Beck smiled and shook his head. ‘Sorry, Pete. It's still too heavy—'
‘Not the watch. This bit.'
Peter unbuckled the watch from his wrist and held it up. It was an old-fashioned leather strap with a buckle at each end. The central part of the buckle was a thin metal pin.
‘That's definitely steel?' Beck felt his hopes rising.
‘Definitely. It said on the box.'
‘Then it's perfect . . .'
Beck pried the pin of the watchstrap free. It was thin, just over a centimetre long. ‘This is going to sound weird . . .'
‘A lot of what you say sounds weird,' Peter said dolefully, looking at the remains of his watchstrap. He slid it into a pocket of his daysack and zipped it up.
Beck passed him the pin. ‘You need to hold it like this, between thumb and forefinger, and just stroke it through your hair. Slowly and gently, over and over again. At least a hundred times.'
Peter's only further comment was to raise his eyebrows. Then he took the pin and started to do as he was told. ‘And this magnetizes it?' Stroke, stroke, stroke . . .
‘Eventually.'
Anything with iron in it, like steel, could be magnetized. It was a case of making all the atoms line up in the same direction. That could be done by hitting it repeatedly. Or it could be done with an electric current. Or just a field of static electricity.
After three days in the jungle, Beck reflected, their hair was filthy. But even unwashed, matted hair generated a slight static charge when something was rubbed through it. By stroking it through his hair, Peter was gently magnetizing the metal pin. And something that was long, thin and magnetized would always point in one direction, like a compass needle – towards the magnetic north pole.

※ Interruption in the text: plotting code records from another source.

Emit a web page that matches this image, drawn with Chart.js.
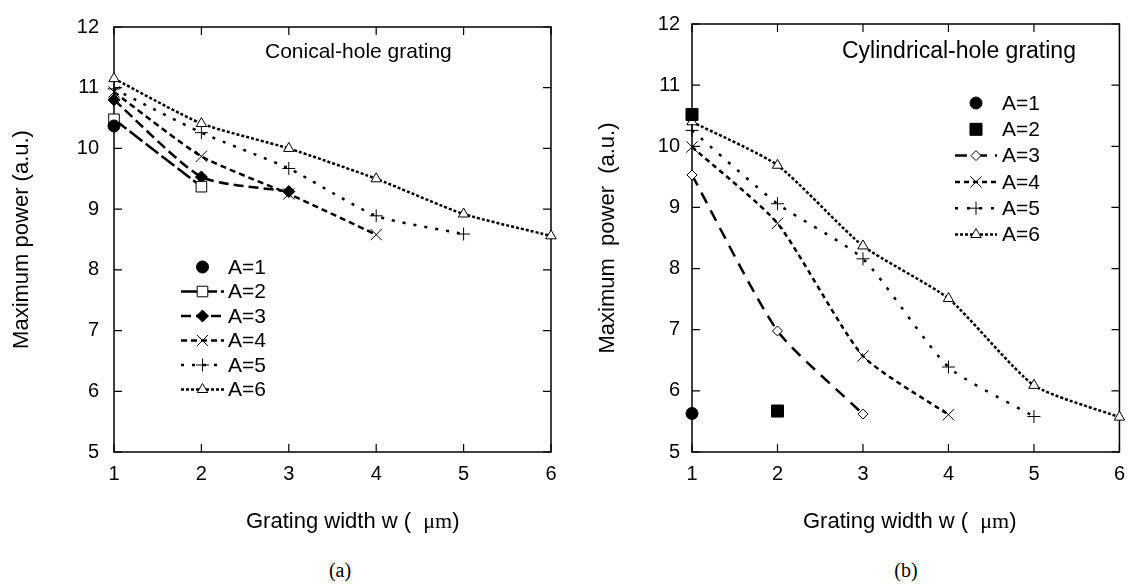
<!DOCTYPE html>
<html><head><meta charset="utf-8">
<script src="https://cdn.jsdelivr.net/npm/chart.js@4/dist/chart.umd.min.js"></script>
<style>
body{margin:0;background:#fff;width:1135px;height:588px;position:relative;overflow:hidden}
#wa{position:absolute;left:0;top:0;width:567px;height:545px}
#wb{position:absolute;left:567px;top:0;width:568px;height:545px}
.lab{position:absolute;top:558px;font-family:"Liberation Serif","Times New Roman",serif;font-size:20px;color:#000;transform:translateX(-50%);line-height:24px}
</style></head>
<body>
<div id="wa"><canvas id="ca" width="567" height="545"></canvas></div>
<div id="wb"><canvas id="cb" width="568" height="545"></canvas></div>
<div class="lab" style="left:340px">(a)</div>
<div class="lab" style="left:906px">(b)</div>
<script>
// ---- data ----
const widths = [1, 2, 3, 4, 5, 6];
const seriesLabels = ['A=1', 'A=2', 'A=3', 'A=4', 'A=5', 'A=6'];
const yTicks = [5, 6, 7, 8, 9, 10, 11, 12];
// Conical-hole grating (a)
const conA1 = [10.37];
const conA2 = [10.48, 9.37];
const conA3 = [10.80, 9.53, 9.29];
const conA4 = [10.93, 9.87, 9.25, 8.58];
const conA5 = [10.98, 10.26, 9.67, 8.89, 8.59];
const conA6 = [11.15, 10.41, 10.00, 9.50, 8.92, 8.56];
// Cylindrical-hole grating (b)
const cylA1 = [5.63];
const cylA2 = [10.52, 5.67];
const cylA3 = [9.53, 6.98, 5.62];
const cylA4 = [9.99, 8.74, 6.57, 5.61];
const cylA5 = [10.26, 9.06, 8.16, 6.39, 5.58];
const cylA6 = [10.40, 9.69, 8.37, 7.51, 6.09, 5.57];

const SANS = '"Liberation Sans", Arial, sans-serif';
const SERIF = '"Liberation Serif", "Times New Roman", serif';

function pts(vals) { return vals.map((v, i) => ({ x: widths[i], y: v })); }

const stylesA = [
  { ps: 'circle', r: 6, bg: '#000', line: false, dash: [] },
  { ps: 'rect', r: 7.5, bg: '#fff', line: true, dash: [16, 4] },
  { ps: 'rectRot', r: 6, bg: '#000', line: true, dash: [10, 5] },
  { ps: 'crossRot', r: 8, bg: '#000', line: true, dash: [6, 4] },
  { ps: 'cross', r: 6.5, bg: '#000', line: true, dash: [3, 8] },
  { ps: 'triangle', r: 6, bg: '#fff', line: true, dash: [3, 2] }
];
const stylesB = [
  { ps: 'circle', r: 6, bg: '#000', line: false, dash: [] },
  { ps: 'rect', r: 8.5, bg: '#000', line: false, dash: [] },
  { ps: 'rectRot', r: 5, bg: '#fff', line: true, dash: [12, 8] },
  { ps: 'crossRot', r: 8, bg: '#000', line: true, dash: [5, 4] },
  { ps: 'cross', r: 6.5, bg: '#000', line: true, dash: [3, 9] },
  { ps: 'triangle', r: 6, bg: '#fff', line: true, dash: [3, 2] }
];

function makeDatasets(lists, styles) {
  return lists.map((vals, i) => ({
    label: seriesLabels[i],
    data: pts(vals),
    showLine: styles[i].line,
    borderColor: '#000',
    borderWidth: 2.5,
    borderDash: styles[i].dash,
    pointStyle: styles[i].ps,
    pointRadius: styles[i].r,
    pointHoverRadius: styles[i].r,
    pointBackgroundColor: styles[i].bg,
    pointBorderColor: '#000',
    pointBorderWidth: 1,
    tension: 0.2,
    clip: false,
    fill: false
  }));
}

// frame with inward ticks
const framePlugin = {
  id: 'frame',
  beforeDatasetsDraw(chart) {
    const { ctx, chartArea: a, scales } = chart;
    ctx.save();
    ctx.strokeStyle = '#000';
    ctx.lineWidth = 1.5;
    ctx.strokeRect(a.left, a.top, a.right - a.left, a.bottom - a.top);
    ctx.lineWidth = 1.2;
    const L = 8;
    ctx.beginPath();
    scales.x.ticks.forEach(t => {
      const px = scales.x.getPixelForValue(t.value);
      ctx.moveTo(px, a.bottom); ctx.lineTo(px, a.bottom - L);
      ctx.moveTo(px, a.top); ctx.lineTo(px, a.top + L);
    });
    scales.y.ticks.forEach(t => {
      const py = scales.y.getPixelForValue(t.value);
      ctx.moveTo(a.left, py); ctx.lineTo(a.left + L, py);
      ctx.moveTo(a.right, py); ctx.lineTo(a.right - L, py);
    });
    ctx.stroke();
    ctx.restore();
  }
};

// legend, annotation and x title
const extrasPlugin = {
  id: 'extras',
  afterDatasetsDraw(chart, args, opts) {
    const { ctx } = chart;
    ctx.save();
    // annotation
    ctx.fillStyle = '#000';
    ctx.font = opts.noteSize + 'px ' + SANS;
    ctx.textAlign = 'left';
    ctx.textBaseline = 'middle';
    ctx.fillText(opts.note, opts.noteX, opts.noteY);
    // legend
    const lg = opts.legend;
    chart.data.datasets.forEach((ds, i) => {
      const y = lg.y0 + i * lg.dy;
      if (ds.showLine !== false) {
        ctx.save();
        ctx.strokeStyle = '#000';
        ctx.lineWidth = ds.borderWidth;
        ctx.setLineDash(ds.borderDash);
        ctx.beginPath();
        ctx.moveTo(lg.x0, y); ctx.lineTo(lg.x1, y);
        ctx.stroke();
        ctx.restore();
      }
      ctx.save();
      ctx.setLineDash([]);
      ctx.fillStyle = ds.pointBackgroundColor;
      ctx.strokeStyle = '#000';
      ctx.lineWidth = 1;
      Chart.helpers.drawPoint(ctx, { pointStyle: ds.pointStyle, radius: ds.pointRadius, borderWidth: 1, rotation: 0 }, (lg.x0 + lg.x1) / 2, y);
      ctx.restore();
      ctx.fillStyle = '#000';
      ctx.font = '21px ' + SANS;
      ctx.textAlign = 'left';
      ctx.textBaseline = 'middle';
      ctx.fillText(ds.label, lg.tx, y + 1);
    });
    // x title with mixed fonts
    const t1 = 'Grating width w (  ', t2 = 'μm', t3 = ')';
    const fs = '22px ' + SANS, ff = '22px ' + SERIF;
    ctx.textAlign = 'left';
    ctx.textBaseline = 'alphabetic';
    let x = opts.xTitleX;
    const ty = opts.xTitleY;
    ctx.font = fs; ctx.fillText(t1, x, ty); x += ctx.measureText(t1).width;
    ctx.font = ff; ctx.fillText(t2, x, ty); x += ctx.measureText(t2).width;
    ctx.font = fs; ctx.fillText(t3, x, ty);
    ctx.restore();
  }
};

function makeChart(id, lists, styles, cfg) {
  return new Chart(document.getElementById(id), {
    type: 'line',
    data: { datasets: makeDatasets(lists, styles) },
    options: {
      responsive: false,
      animation: false,
      events: [],
      layout: { padding: { left: 0, top: 18, right: cfg.padRight, bottom: 0 } },
      plugins: {
        legend: { display: false },
        tooltip: { enabled: false },
        extras: { note: cfg.note, noteX: cfg.noteX, noteY: 52, noteSize: cfg.noteSize, legend: cfg.legend, xTitleX: cfg.xTitleX, xTitleY: 528 }
      },
      scales: {
        x: {
          type: 'linear', min: 1, max: 6,
          afterBuildTicks: s => { s.ticks = widths.map(v => ({ value: v })); },
          afterFit: s => { s.height = 545 - 452; },
          grid: { display: false, drawTicks: false },
          border: { display: false },
          ticks: { autoSkip: false, maxRotation: 0, padding: 10, color: '#000', font: { family: SANS, size: 20 } }
        },
        y: {
          type: 'linear', min: 5, max: 12,
          afterBuildTicks: s => { s.ticks = yTicks.map(v => ({ value: v })); },
          afterFit: s => { s.width = cfg.yWidth; },
          grid: { display: false, drawTicks: false },
          border: { display: false },
          ticks: { autoSkip: false, padding: cfg.yTickPad, color: '#000', font: { family: SANS, size: 20 } },
          title: { display: true, text: cfg.yTitle, color: '#000', font: { family: SANS, size: 22 }, padding: { top: cfg.yTitlePad, bottom: 0 } }
        }
      }
    },
    plugins: [framePlugin, extrasPlugin]
  });
}

makeChart('ca', [conA1, conA2, conA3, conA4, conA5, conA6], stylesA, {
  padRight: 16, yWidth: 114, yTickPad: 15, yTitlePad: 9,
  yTitle: 'Maximum power (a.u.)',
  note: 'Conical-hole grating', noteX: 265, noteSize: 21,
  legend: { x0: 181, x1: 224, tx: 228, y0: 267, dy: 24.5 },
  xTitleX: 246
});
makeChart('cb', [cylA1, cylA2, cylA3, cylA4, cylA5, cylA6], stylesB, {
  padRight: 8, yWidth: 125, yTickPad: 12, yTitlePad: 28,
  yTitle: 'Maximum  power  (a.u.)',
  note: 'Cylindrical-hole grating', noteX: 275, noteSize: 23,
  legend: { x0: 388, x1: 430, tx: 435, y0: 103, dy: 26.3 },
  xTitleX: 236
});
</script>
</body></html>
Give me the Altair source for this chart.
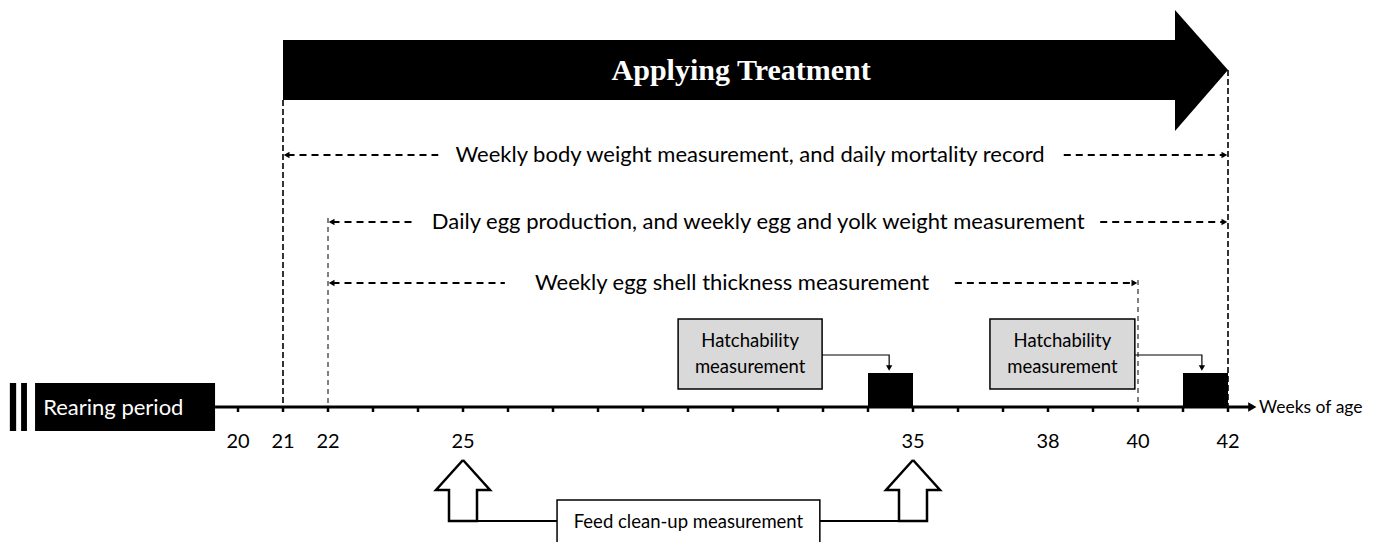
import altair as alt
import pandas as pd

# ---------------- data ----------------
tick_weeks = list(range(20, 43))
label_weeks = [20, 21, 22, 25, 35, 38, 40, 42]

treatment_label = "Applying Treatment"
treatment_start, treatment_end = 21, 42

span_labels = [
    "Weekly body weight measurement, and daily mortality record",
    "Daily egg production, and weekly egg and yolk weight measurement",
    "Weekly egg shell thickness measurement",
]
span_start = [21, 22, 22]
span_end = [42, 42, 40]
span_text_week = [31.38, 31.56, 30.98]
span_gap_left = [24.45, 23.96, 25.93]
span_gap_right = [38.35, 39.16, 35.93]

guide_week = [21, 42, 22, 40]

hatch_labels = ["Hatchability", "measurement"]
hatch_box_start = [29.78, 36.71]
hatch_box_end = [32.98, 39.93]
hatch_target_week = [34.47, 41.42]
hatch_period_start = [34, 41]
hatch_period_end = [35, 42]

feed_label = "Feed clean-up measurement"
feed_weeks = [25, 35]
feed_box = [27.09, 32.93]

rearing_label = "Rearing period"
rearing_start, rearing_end = 15.49, 19.49
break_bars = [(14.93, 15.07), (15.18, 15.31)]
timeline_end = 42.49
axis_title = "Weeks of age"

# ---------------- layout (vertical levels, px from page top) ----------------
W, H = 1358, 540
PXW = 45.0  # px per week
x_dom = [21 - 275 / PXW, 21 - 275 / PXW + W / PXW]
y_dom = [8, 8 + H]
xs = alt.Scale(domain=x_dom, nice=False, zero=False)
ys = alt.Scale(domain=y_dom, nice=False, zero=False, reverse=True)

ARROW_TOP, ARROW_BOT, HEAD_TOP, HEAD_BOT, ARROW_MID = 40, 100, 10, 131, 70
HEAD_BASE = 42 - 53 / PXW
ROW_Y = [155, 222, 283]
GUIDE_TOP = [100, 70, 218, 280]
TL_Y = 407
LABEL_Y = 442
HB_TOP, HB_BOT, CONN_Y = 319, 389, 355
BLK_TOP = 373
FEED_TIP, FEED_BASE, FEED_BOT = 460, 490, 521
HEAD_HW, SHAFT_HW = 27 / PXW, 14 / PXW
FONT = "Lato"


def X(f="x"):
    return alt.X(f, type="quantitative", scale=xs, axis=None)


def Y(f="y"):
    return alt.Y(f, type="quantitative", scale=ys, axis=None)


layers = []

# treatment arrow
layers.append(alt.Chart(pd.DataFrame([{"x": treatment_start, "x2": HEAD_BASE + 0.01,
                                       "y": ARROW_TOP, "y2": ARROW_BOT}]))
              .mark_rect(color="black").encode(x=X(), x2="x2", y=Y(), y2="y2"))
layers.append(alt.Chart(pd.DataFrame({"x": [HEAD_BASE, treatment_end],
                                      "y": [HEAD_TOP, ARROW_MID], "y2": [HEAD_BOT, ARROW_MID]}))
              .mark_area(color="black", opacity=1).encode(x=X(), y=Y(), y2="y2"))
layers.append(alt.Chart(pd.DataFrame([{"x": (treatment_start + HEAD_BASE) / 2 + 0.27,
                                       "y": ARROW_MID + 1, "t": treatment_label}]))
              .mark_text(font="Liberation Serif", fontWeight="bold", fontSize=30, color="white",
                         align="center", baseline="middle")
              .encode(x=X(), y=Y(), text="t:N"))

# vertical guides
gdf = pd.DataFrame({"x": guide_week, "y": GUIDE_TOP, "y2": [TL_Y] * 4})
layers.append(alt.Chart(gdf.iloc[:2]).mark_rule(color="black", strokeWidth=1.6, strokeDash=[6, 3])
              .encode(x=X(), y=Y(), y2="y2"))
layers.append(alt.Chart(gdf.iloc[2:]).mark_rule(color="black", strokeWidth=1, strokeDash=[5, 4])
              .encode(x=X(), y=Y(), y2="y2"))

# span dashed arrows
segs = []
for i in range(3):
    segs.append({"x": span_start[i] + 0.1, "x2": span_gap_left[i], "y": ROW_Y[i]})
    segs.append({"x": span_gap_right[i], "x2": span_end[i] - 0.1, "y": ROW_Y[i]})
layers.append(alt.Chart(pd.DataFrame(segs)).mark_rule(color="black", strokeWidth=2, strokeDash=[7, 5])
              .encode(x=X(), x2="x2", y=Y()))
layers.append(alt.Chart(pd.DataFrame({"x": [s + 0.08 for s in span_start], "y": ROW_Y}))
              .mark_point(shape="triangle-left", filled=True, color="black", size=45, opacity=1)
              .encode(x=X(), y=Y()))
layers.append(alt.Chart(pd.DataFrame({"x": [e - 0.08 for e in span_end], "y": ROW_Y}))
              .mark_point(shape="triangle-right", filled=True, color="black", size=45, opacity=1)
              .encode(x=X(), y=Y()))
layers.append(alt.Chart(pd.DataFrame({"x": span_text_week, "y": ROW_Y, "t": span_labels}))
              .mark_text(font=FONT, fontSize=22, color="black", align="center", baseline="middle")
              .encode(x=X(), y=Y(), text="t:N"))

# timeline
layers.append(alt.Chart(pd.DataFrame([{"x": rearing_end, "x2": timeline_end, "y": TL_Y}]))
              .mark_rule(color="black", strokeWidth=3).encode(x=X(), x2="x2", y=Y()))
layers.append(alt.Chart(pd.DataFrame([{"x": timeline_end + 0.05, "y": TL_Y}]))
              .mark_point(shape="triangle-right", filled=True, color="black", size=90, opacity=1)
              .encode(x=X(), y=Y()))
layers.append(alt.Chart(pd.DataFrame({"x": tick_weeks, "y": [TL_Y] * len(tick_weeks),
                                      "y2": [TL_Y + 5] * len(tick_weeks)}))
              .mark_rule(color="black", strokeWidth=2.5).encode(x=X(), y=Y(), y2="y2"))
layers.append(alt.Chart(pd.DataFrame({"x": label_weeks, "y": [LABEL_Y] * len(label_weeks),
                                      "t": [str(w) for w in label_weeks]}))
              .mark_text(font=FONT, fontSize=20, color="black", align="center", baseline="middle")
              .encode(x=X(), y=Y(), text="t:N"))
layers.append(alt.Chart(pd.DataFrame([{"x": timeline_end + 0.2, "y": TL_Y + 1, "t": axis_title}]))
              .mark_text(font=FONT, fontSize=17.5, color="black", align="left", baseline="middle")
              .encode(x=X(), y=Y(), text="t:N"))

# rearing period
rdf = pd.DataFrame([{"x": rearing_start, "x2": rearing_end}] +
                   [{"x": a, "x2": b} for a, b in break_bars])
rdf["y"], rdf["y2"] = 383, 431
layers.append(alt.Chart(rdf).mark_rect(color="black").encode(x=X(), x2="x2", y=Y(), y2="y2"))
layers.append(alt.Chart(pd.DataFrame([{"x": rearing_start + 0.18, "y": TL_Y + 1, "t": rearing_label}]))
              .mark_text(font=FONT, fontSize=22, color="white", align="left", baseline="middle")
              .encode(x=X(), y=Y(), text="t:N"))

# hatchability periods
layers.append(alt.Chart(pd.DataFrame({"x": hatch_period_start, "x2": hatch_period_end,
                                      "y": [BLK_TOP] * 2, "y2": [TL_Y] * 2}))
              .mark_rect(color="black").encode(x=X(), x2="x2", y=Y(), y2="y2"))
layers.append(alt.Chart(pd.DataFrame({"x": hatch_box_start, "x2": hatch_box_end,
                                      "y": [HB_TOP] * 2, "y2": [HB_BOT] * 2}))
              .mark_rect(fill="#d9d9d9", stroke="black", strokeWidth=1.5)
              .encode(x=X(), x2="x2", y=Y(), y2="y2"))
htxt = []
for s, e in zip(hatch_box_start, hatch_box_end):
    htxt.append({"x": (s + e) / 2, "y": 341, "t": hatch_labels[0]})
    htxt.append({"x": (s + e) / 2, "y": 367, "t": hatch_labels[1]})
layers.append(alt.Chart(pd.DataFrame(htxt))
              .mark_text(font=FONT, fontSize=18.5, color="black", align="center", baseline="middle")
              .encode(x=X(), y=Y(), text="t:N"))
conn = []
for i, (e, t) in enumerate(zip(hatch_box_end, hatch_target_week)):
    conn += [{"g": i, "o": 0, "x": e, "y": CONN_Y}, {"g": i, "o": 1, "x": t, "y": CONN_Y},
             {"g": i, "o": 2, "x": t, "y": BLK_TOP - 6}]
layers.append(alt.Chart(pd.DataFrame(conn)).mark_line(color="black", strokeWidth=1.2)
              .encode(x=X(), y=Y(), detail="g:N", order="o:Q"))
layers.append(alt.Chart(pd.DataFrame({"x": hatch_target_week, "y": [BLK_TOP - 5] * 2}))
              .mark_point(shape="triangle-down", filled=True, color="black", size=40, opacity=1)
              .encode(x=X(), y=Y()))

# feed clean-up hollow arrows
poly = []
for i, c in enumerate(feed_weeks):
    pts = [(c, FEED_TIP), (c + HEAD_HW, FEED_BASE), (c + SHAFT_HW, FEED_BASE), (c + SHAFT_HW, FEED_BOT),
           (c - SHAFT_HW, FEED_BOT), (c - SHAFT_HW, FEED_BASE), (c - HEAD_HW, FEED_BASE), (c, FEED_TIP)]
    for k, (px, py) in enumerate(pts):
        poly.append({"g": i, "o": k, "x": px, "y": py})
layers.append(alt.Chart(pd.DataFrame(poly)).mark_line(color="black", strokeWidth=2.5, strokeJoin="miter")
              .encode(x=X(), y=Y(), detail="g:N", order="o:Q"))
layers.append(alt.Chart(pd.DataFrame([
    {"x": feed_weeks[0] + SHAFT_HW, "x2": feed_box[0], "y": FEED_BOT},
    {"x": feed_box[1], "x2": feed_weeks[1] - SHAFT_HW, "y": FEED_BOT}]))
    .mark_rule(color="black", strokeWidth=2).encode(x=X(), x2="x2", y=Y()))
layers.append(alt.Chart(pd.DataFrame([{"x": feed_box[0], "x2": feed_box[1], "y": 500, "y2": 560}]))
              .mark_rect(fill="white", stroke="black", strokeWidth=1.5)
              .encode(x=X(), x2="x2", y=Y(), y2="y2"))
layers.append(alt.Chart(pd.DataFrame([{"x": sum(feed_box) / 2, "y": 522, "t": feed_label}]))
              .mark_text(font=FONT, fontSize=18.5, color="black", align="center", baseline="middle")
              .encode(x=X(), y=Y(), text="t:N"))

chart = (alt.layer(*layers)
         .properties(width=W, height=H, autosize=alt.AutoSizeParams(type="none"), padding=0)
         .configure_view(stroke=None))

chart.save("out.html", embed_options={"renderer": "svg", "actions": False})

But Beck still needed something to support it. The field would be so weak that almost any resistance would overcome it and stop the needle from pointing. With a stronger magnet he could have dangled it from a string, or a piece of vine. But this tiny little thing would just be blown around by the slightest puff of wind or movement. Some kind of container was needed, and Beck could only think of one.
He looked unhappily at his water bottle. He could cut the end off it, fill it with water and float the needle on that. He would be plus one compass but minus a water bottle, and he really needed that too.
‘If we had wire,' Peter said conversationally (stroke, stroke, stroke), ‘we could probably connect the pin to my camera's batteries. It wouldn't be much of an electrical current but it would have the same effect—'
‘Yes!' Beck exclaimed. ‘Brilliant!'
Though it wasn't the camera he was after. While Peter kept stroking, Beck tugged the camera out of its case and removed the lens cap. It was just a piece of plastic that protected the glass of the lens, about five centimetres across and one deep. And it could hold water.
‘Um – may I?' Beck remembered to ask, knowing it was Peter's pride and joy.